───── Data

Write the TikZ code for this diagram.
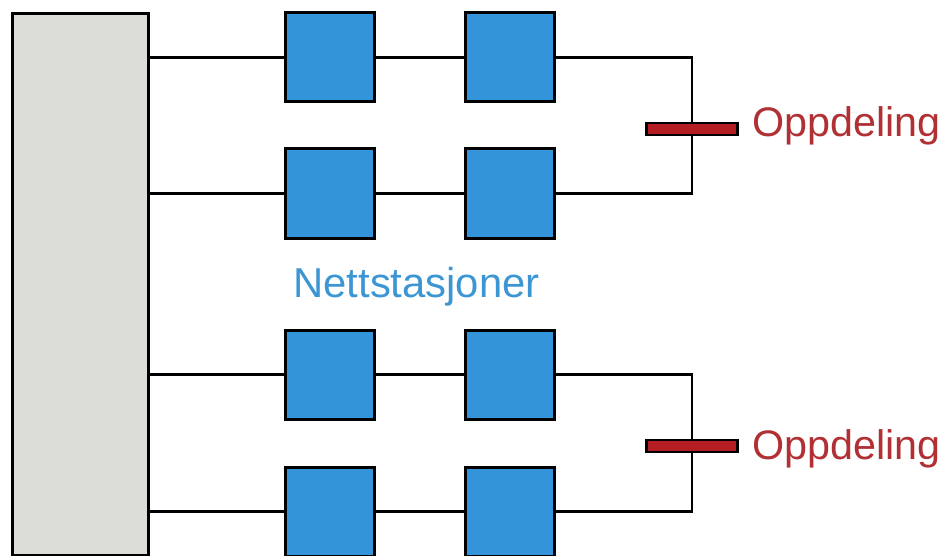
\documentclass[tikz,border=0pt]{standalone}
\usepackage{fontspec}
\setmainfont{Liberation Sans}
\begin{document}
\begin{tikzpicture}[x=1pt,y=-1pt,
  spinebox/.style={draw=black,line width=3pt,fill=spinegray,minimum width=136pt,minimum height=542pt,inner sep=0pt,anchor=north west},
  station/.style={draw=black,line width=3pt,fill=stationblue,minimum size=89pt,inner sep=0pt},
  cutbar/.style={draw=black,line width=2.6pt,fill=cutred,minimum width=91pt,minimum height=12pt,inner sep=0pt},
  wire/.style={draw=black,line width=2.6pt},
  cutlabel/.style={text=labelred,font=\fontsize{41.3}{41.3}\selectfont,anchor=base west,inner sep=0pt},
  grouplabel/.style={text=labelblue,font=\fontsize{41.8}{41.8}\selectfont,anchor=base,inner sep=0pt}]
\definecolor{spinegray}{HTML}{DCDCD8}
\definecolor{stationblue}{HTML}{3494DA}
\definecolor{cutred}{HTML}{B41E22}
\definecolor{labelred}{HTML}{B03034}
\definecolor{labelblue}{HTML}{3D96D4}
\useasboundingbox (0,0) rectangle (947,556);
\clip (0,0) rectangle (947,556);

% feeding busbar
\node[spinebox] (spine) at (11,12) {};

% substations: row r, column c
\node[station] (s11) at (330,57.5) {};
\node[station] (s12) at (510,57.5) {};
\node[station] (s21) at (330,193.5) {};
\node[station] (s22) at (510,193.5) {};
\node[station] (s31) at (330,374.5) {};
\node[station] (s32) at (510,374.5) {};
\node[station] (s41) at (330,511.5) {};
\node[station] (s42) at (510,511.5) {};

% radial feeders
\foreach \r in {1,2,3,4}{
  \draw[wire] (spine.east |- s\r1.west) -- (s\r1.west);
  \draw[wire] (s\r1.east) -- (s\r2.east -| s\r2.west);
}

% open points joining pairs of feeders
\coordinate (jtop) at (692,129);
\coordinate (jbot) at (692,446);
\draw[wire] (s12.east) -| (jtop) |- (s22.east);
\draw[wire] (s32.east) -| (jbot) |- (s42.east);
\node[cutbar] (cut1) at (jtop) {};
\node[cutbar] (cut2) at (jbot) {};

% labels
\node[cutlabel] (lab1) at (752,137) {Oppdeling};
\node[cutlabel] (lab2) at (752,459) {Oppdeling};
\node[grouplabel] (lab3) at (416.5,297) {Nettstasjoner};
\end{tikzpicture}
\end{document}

──────────

Return the listing above word for word, with the pictures removed.

Write the TikZ code for this diagram.
\documentclass[tikz,border=0pt]{standalone}
\usepackage{fontspec}
\setmainfont{Liberation Sans}
\begin{document}
\begin{tikzpicture}[x=1pt,y=-1pt,
  spinebox/.style={draw=black,line width=3pt,fill=spinegray,minimum width=136pt,minimum height=542pt,inner sep=0pt,anchor=north west},
  station/.style={draw=black,line width=3pt,fill=stationblue,minimum size=89pt,inner sep=0pt},
  cutbar/.style={draw=black,line width=2.6pt,fill=cutred,minimum width=91pt,minimum height=12pt,inner sep=0pt},
  wire/.style={draw=black,line width=2.6pt},
  cutlabel/.style={text=labelred,font=\fontsize{41.3}{41.3}\selectfont,anchor=base west,inner sep=0pt},
  grouplabel/.style={text=labelblue,font=\fontsize{41.8}{41.8}\selectfont,anchor=base,inner sep=0pt}]
\definecolor{spinegray}{HTML}{DCDCD8}
\definecolor{stationblue}{HTML}{3494DA}
\definecolor{cutred}{HTML}{B41E22}
\definecolor{labelred}{HTML}{B03034}
\definecolor{labelblue}{HTML}{3D96D4}
\useasboundingbox (0,0) rectangle (947,556);
\clip (0,0) rectangle (947,556);

% feeding busbar
\node[spinebox] (spine) at (11,12) {};

% substations: row r, column c
\node[station] (s11) at (330,57.5) {};
\node[station] (s12) at (510,57.5) {};
\node[station] (s21) at (330,193.5) {};
\node[station] (s22) at (510,193.5) {};
\node[station] (s31) at (330,374.5) {};
\node[station] (s32) at (510,374.5) {};
\node[station] (s41) at (330,511.5) {};
\node[station] (s42) at (510,511.5) {};

% radial feeders
\foreach \r in {1,2,3,4}{
  \draw[wire] (spine.east |- s\r1.west) -- (s\r1.west);
  \draw[wire] (s\r1.east) -- (s\r2.east -| s\r2.west);
}

% open points joining pairs of feeders
\coordinate (jtop) at (692,129);
\coordinate (jbot) at (692,446);
\draw[wire] (s12.east) -| (jtop) |- (s22.east);
\draw[wire] (s32.east) -| (jbot) |- (s42.east);
\node[cutbar] (cut1) at (jtop) {};
\node[cutbar] (cut2) at (jbot) {};

% labels
\node[cutlabel] (lab1) at (752,137) {Oppdeling};
\node[cutlabel] (lab2) at (752,459) {Oppdeling};
\node[grouplabel] (lab3) at (416.5,297) {Nettstasjoner};
\end{tikzpicture}
\end{document}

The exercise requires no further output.